Analyzing the Obvious

The ocean is blue

22:31

Why is the ocean blue? (Because fish goes “blue blue blue”)

Analyzing the ObviousAnalyzing the Obvious

 

First of all, the reason why ocean is blue is depends on the absorption of sunlight. ” In water, absorption is strong in the red and weak in the blue, thus red light is absorbed quickly in the ocean leaving blue.” (http://science.nasa.gov/earth-science/oceanography/living-ocean/ocean-color/)

I feel like I worked the same way as the last Wikipedia activity. Computer has endless knowledge, but I am controlling the computer by knowing what I should research. It’s like the same process when we were working on the Wikipedia. I look for something interested me then question what it is. I wouldn’t usually question something if I already had answer for it.

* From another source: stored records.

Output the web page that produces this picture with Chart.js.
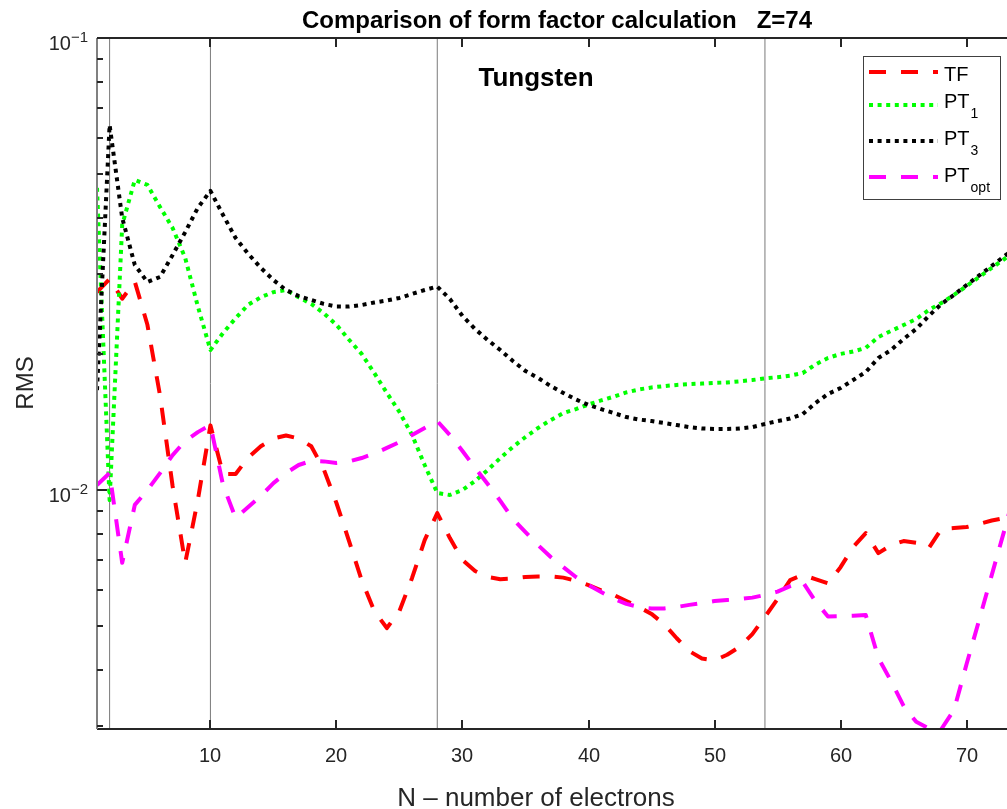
<!DOCTYPE html>
<html>
<head>
<meta charset="utf-8">
<script src="https://cdn.jsdelivr.net/npm/chart.js@4"></script>
<style>
  html, body { margin: 0; padding: 0; overflow: hidden; background: #fff; }
  #wrap { width: 1030px; height: 809px; }
</style>
</head>
<body>
<div id="wrap"><canvas id="rmsChart"></canvas></div>
<script>
// N - number of electrons
const electrons = [1, 2, 3, 4, 5, 6, 7, 8, 9, 10, 11, 12, 13, 14, 15, 16, 17, 18, 19, 20,
  21, 22, 23, 24, 25, 26, 27, 28, 29, 30, 31, 32, 33, 34, 35, 36, 37, 38, 39, 40,
  41, 42, 43, 44, 45, 46, 47, 48, 49, 50, 51, 52, 53, 54, 55, 56, 57, 58, 59, 60,
  61, 62, 63, 64, 65, 66, 67, 68, 69, 70, 71, 72, 73, 74];

// RMS values
const rmsTF = [0.0274, 0.0293, 0.0265, 0.0289, 0.0232, 0.0162, 0.0102, 0.0069, 0.0095, 0.0139,
  0.01085, 0.01085, 0.0118, 0.0125, 0.0130, 0.0132, 0.0130, 0.0125, 0.0111, 0.00936,
  0.00771, 0.00632, 0.0054, 0.00495, 0.0054, 0.00639, 0.00775, 0.00889, 0.00783, 0.0070,
  0.00662, 0.00642, 0.00635, 0.00637, 0.00642, 0.00644, 0.00644, 0.0064, 0.0063, 0.00616,
  0.0060, 0.00586, 0.00568, 0.00551, 0.00532, 0.00505, 0.0047, 0.0044, 0.00424, 0.0042,
  0.00432, 0.0045, 0.0048, 0.00524, 0.00574, 0.00632, 0.00649, 0.00635, 0.00622, 0.00675,
  0.00748, 0.00803, 0.00725, 0.00755, 0.00771, 0.00764, 0.00744, 0.0082, 0.00824, 0.00828,
  0.00841, 0.00856, 0.00867, 0.00876];

const rmsPT1 = [0.0466, 0.0095, 0.0386, 0.0485, 0.0473, 0.0423, 0.0380, 0.0326, 0.0255, 0.0204,
  0.02225, 0.0240, 0.0257, 0.0267, 0.0274, 0.0277, 0.0267, 0.0258, 0.0246, 0.0232,
  0.0215, 0.0200, 0.01815, 0.0164, 0.01488, 0.01323, 0.01136, 0.00985, 0.00975, 0.0100,
  0.01047, 0.01107, 0.01177, 0.01245, 0.0131, 0.01372, 0.01428, 0.0148, 0.0151, 0.01546,
  0.01578, 0.01609, 0.01644, 0.01669, 0.01686, 0.01698, 0.01708, 0.01715, 0.0172, 0.01726,
  0.0173, 0.0174, 0.01751, 0.01766, 0.01777, 0.01791, 0.01815, 0.01895, 0.01959, 0.0200,
  0.02025, 0.02062, 0.0218, 0.02248, 0.02317, 0.02389, 0.02501, 0.02593, 0.02701, 0.02826,
  0.0296, 0.0310, 0.03244, 0.03396];

const rmsPT3 = [0.01664, 0.0642, 0.0400, 0.03147, 0.02885, 0.0296, 0.0331, 0.0372, 0.0421, 0.0459,
  0.0406, 0.0361, 0.0333, 0.0310, 0.02915, 0.0277, 0.02686, 0.02633, 0.0258, 0.02547,
  0.02546, 0.02566, 0.02599, 0.02626, 0.0266, 0.02715, 0.0277, 0.02819, 0.02646, 0.02427,
  0.02271, 0.02147, 0.0204, 0.01929, 0.01833, 0.0177, 0.01698, 0.0164, 0.01586, 0.01542,
  0.0151, 0.0148, 0.0145, 0.01432, 0.01421, 0.01407, 0.01392, 0.01378, 0.01368, 0.01365,
  0.01365, 0.01368, 0.01378, 0.0140, 0.01421, 0.01439, 0.01472, 0.01557, 0.01631, 0.01681,
  0.01751, 0.01824, 0.01959, 0.0204, 0.02158, 0.02271, 0.02427, 0.0258, 0.02701, 0.02841,
  0.02983, 0.03131, 0.03293, 0.03448];

const rmsPTopt = [0.01026, 0.0109, 0.0069, 0.00927, 0.0100, 0.0109, 0.01195, 0.01284, 0.01343, 0.01392,
  0.01026, 0.00867, 0.00917, 0.0097, 0.01036, 0.0109, 0.01136, 0.0116, 0.01157, 0.01148,
  0.01157, 0.01177, 0.01204, 0.01239, 0.01277, 0.01323, 0.01372, 0.01421, 0.01323, 0.0122,
  0.01119, 0.01031, 0.00946, 0.00863, 0.00807, 0.00755, 0.00711, 0.00675, 0.00642, 0.00616,
  0.00595, 0.00575, 0.0056, 0.00551, 0.00547, 0.00547, 0.00551, 0.00557, 0.00562, 0.00568,
  0.00571, 0.00574, 0.00578, 0.00586, 0.00596, 0.00613, 0.00626, 0.00568, 0.00525, 0.00526,
  0.00527, 0.00529, 0.00425, 0.00378, 0.00333, 0.00307, 0.00297, 0.00296, 0.00326, 0.00412,
  0.00516, 0.00649, 0.00815, 0.0103];

// closed shells marked with vertical lines
const shellClosures = [2, 10, 28, 54];

// axis limits and ticks
const xMin = 1, xMax = 74;
const yMin = 0.00296, yMax = 0.1;
const xTicks = [10, 20, 30, 40, 50, 60, 70];
const yMajorTicks = [0.01, 0.1];
const yMajorExp = ['\u22122', '\u22121'];
const yMinorTicks = [0.003, 0.004, 0.005, 0.006, 0.007, 0.008, 0.009,
  0.02, 0.03, 0.04, 0.05, 0.06, 0.07, 0.08, 0.09];

const FONT = "'Liberation Sans', Arial, Helvetica, sans-serif";

const toPoints = arr => arr.map((v, i) => ({ x: electrons[i], y: v }));

const series = [
  { label: 'TF', sub: '', data: rmsTF, color: '#ff0000', dash: [17, 15], order: 4 },
  { label: 'PT', sub: '1', data: rmsPT1, color: '#00ff00', dash: [4, 4.6], order: 3 },
  { label: 'PT', sub: '3', data: rmsPT3, color: '#000000', dash: [4, 4.6], order: 2 },
  { label: 'PT', sub: 'opt', data: rmsPTopt, color: '#ff00ff', dash: [17, 15], order: 1 }
];

const datasets = series.map(s => ({
  label: s.label + s.sub,
  data: toPoints(s.data),
  borderColor: s.color,
  borderWidth: 4,
  borderDash: s.dash,
  borderJoinStyle: 'round',
  pointRadius: 0,
  tension: 0,
  fill: false,
  order: s.order
}));

shellClosures.forEach(n => {
  datasets.push({
    label: 'shell ' + n,
    data: [{ x: n, y: yMin }, { x: n, y: yMax }],
    borderColor: '#7a7a7a',
    borderWidth: 1,
    pointRadius: 0,
    order: 10
  });
});

// draws the MATLAB-like frame, ticks, labels and legend
const matlabFrame = {
  id: 'matlabFrame',
  afterDatasetsDraw(chart) {
    const { ctx, chartArea: a, scales: { x, y } } = chart;
    ctx.save();

    // axes box
    ctx.lineWidth = 2;
    ctx.strokeStyle = '#262626';
    ctx.beginPath();
    ctx.moveTo(a.left, a.top); ctx.lineTo(a.right, a.top);
    ctx.moveTo(a.left, a.bottom); ctx.lineTo(a.right, a.bottom);
    ctx.stroke();
    ctx.strokeStyle = '#808080';
    ctx.beginPath();
    ctx.moveTo(a.left, a.top); ctx.lineTo(a.left, a.bottom);
    ctx.stroke();

    // x ticks (inward, bottom and top)
    ctx.strokeStyle = '#262626';
    ctx.lineWidth = 2;
    ctx.fillStyle = '#262626';
    ctx.font = '20px ' + FONT;
    ctx.textAlign = 'center';
    ctx.textBaseline = 'alphabetic';
    xTicks.forEach(t => {
      const px = Math.round(x.getPixelForValue(t));
      ctx.beginPath();
      ctx.moveTo(px, a.bottom); ctx.lineTo(px, a.bottom - 9);
      ctx.moveTo(px, a.top); ctx.lineTo(px, a.top + 9);
      ctx.stroke();
      ctx.fillText(String(t), px, a.bottom + 33);
    });

    // y ticks (inward, left)
    yMinorTicks.forEach(t => {
      const py = Math.round(y.getPixelForValue(t));
      ctx.beginPath();
      ctx.moveTo(a.left, py); ctx.lineTo(a.left + 6, py);
      ctx.stroke();
    });
    yMajorTicks.forEach((t, i) => {
      const py = Math.round(y.getPixelForValue(t));
      ctx.beginPath();
      ctx.moveTo(a.left, py); ctx.lineTo(a.left + 10, py);
      ctx.stroke();
      ctx.textAlign = 'right';
      ctx.font = '15px ' + FONT;
      const supW = ctx.measureText(yMajorExp[i]).width;
      const right = a.left - 9;
      ctx.fillText(yMajorExp[i], right, py + 4);
      ctx.font = '20px ' + FONT;
      ctx.fillText('10', right - supW, py + 12);
    });

    // axis labels
    ctx.fillStyle = '#262626';
    ctx.textAlign = 'center';
    ctx.font = '26px ' + FONT;
    ctx.fillText('N \u2013 number of electrons', 536, 806);
    ctx.save();
    ctx.translate(33, 383);
    ctx.rotate(-Math.PI / 2);
    ctx.font = '24px ' + FONT;
    ctx.fillText('RMS', 0, 0);
    ctx.restore();

    // title and annotation
    ctx.fillStyle = '#000';
    ctx.font = 'bold 24px ' + FONT;
    ctx.fillText('Comparison of form factor calculation   Z=74', (a.left + a.right) / 2, 28);
    ctx.font = 'bold 26px ' + FONT;
    ctx.fillText('Tungsten', 536, 86);

    // legend
    const lx = 863, ly = 56, lw = 137, lh = 143;
    ctx.fillStyle = '#fff';
    ctx.fillRect(lx, ly, lw, lh);
    ctx.strokeStyle = '#404040';
    ctx.lineWidth = 1;
    ctx.strokeRect(lx + 0.5, ly + 0.5, lw, lh);
    const rowY = [72, 105, 141, 177];
    const textY = [81, 108, 145, 182];
    series.forEach((s, i) => {
      ctx.strokeStyle = s.color;
      ctx.lineWidth = 4;
      ctx.setLineDash(s.dash);
      ctx.beginPath();
      ctx.moveTo(869, rowY[i]); ctx.lineTo(938, rowY[i]);
      ctx.stroke();
      ctx.setLineDash([]);
      ctx.fillStyle = '#000';
      ctx.textAlign = 'left';
      ctx.font = '20px ' + FONT;
      ctx.fillText(s.label, 944, textY[i]);
      if (s.sub) {
        const w = ctx.measureText(s.label).width;
        ctx.font = '14px ' + FONT;
        ctx.fillText(s.sub, 944 + w + 1, textY[i] + 10);
      }
    });

    ctx.restore();
  }
};

const ctx = document.getElementById('rmsChart').getContext('2d');
const rmsChart = new Chart(ctx, {
  type: 'line',
  data: { datasets: datasets },
  options: {
    responsive: true,
    maintainAspectRatio: false,
    animation: false,
    layout: { padding: { left: 97, top: 38, right: 13, bottom: 80 } },
    plugins: {
      legend: { display: false },
      tooltip: { enabled: false }
    },
    scales: {
      x: { type: 'linear', min: xMin, max: xMax, display: false },
      y: { type: 'logarithmic', min: yMin, max: yMax, display: false }
    }
  },
  plugins: [matlabFrame]
});
</script>
</body>
</html>
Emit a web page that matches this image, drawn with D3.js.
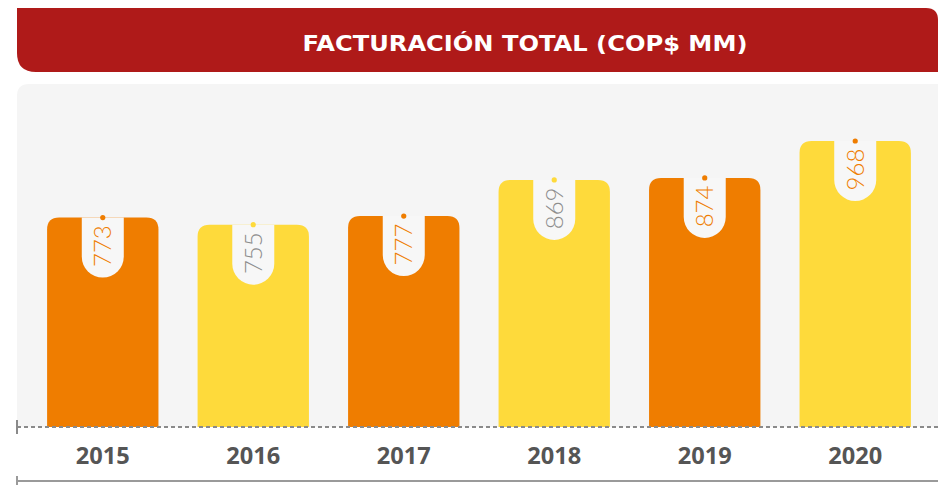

I came up some random “leaps” such as radiation and neuropathic. These “leaps” actually have nothing to do with my statement. I just found that it might be interesting to know about it. Honestly, i feel like I am restricted by doing this assignment. I was just going through a process which require me to read then come up with a question about what i just read. The process just like a repetition. I wouldn’t prefer to do my research paper in this way because it distracts me. It leads me to a totally different area of knowledge. Yes, I learned stuff from reading all the answers to my questions, but on the other hand, I was reading something which is not the answer to my original question. I figured out a better way to do research by having sub-questions at the beginning and looking for different answers to those sub-questions which answer the main topic. I’m not sure if it’s because that I’m not fully understand the propose of this activity or I’m just not a formative researcher. So at the end, I decided to come up a different question which is not associated with the last reading. I think the last question I had was more meaningful compare to the first question which came from the “obvious” statement, but it still kind of relates to the “obvious” statement.

I thought a lot after I finished the activity. I think sometimes it depends on how the researcher research. If I keep questioning questions which relates to the “obvious” statement. I might not had those “leaps” and being distracted. Computer is just a tool. We need to know how to use it in a better way.

 

Analyzing the Obvious

(Just for fun. This angry panda is me when I don’t work well with the computer.)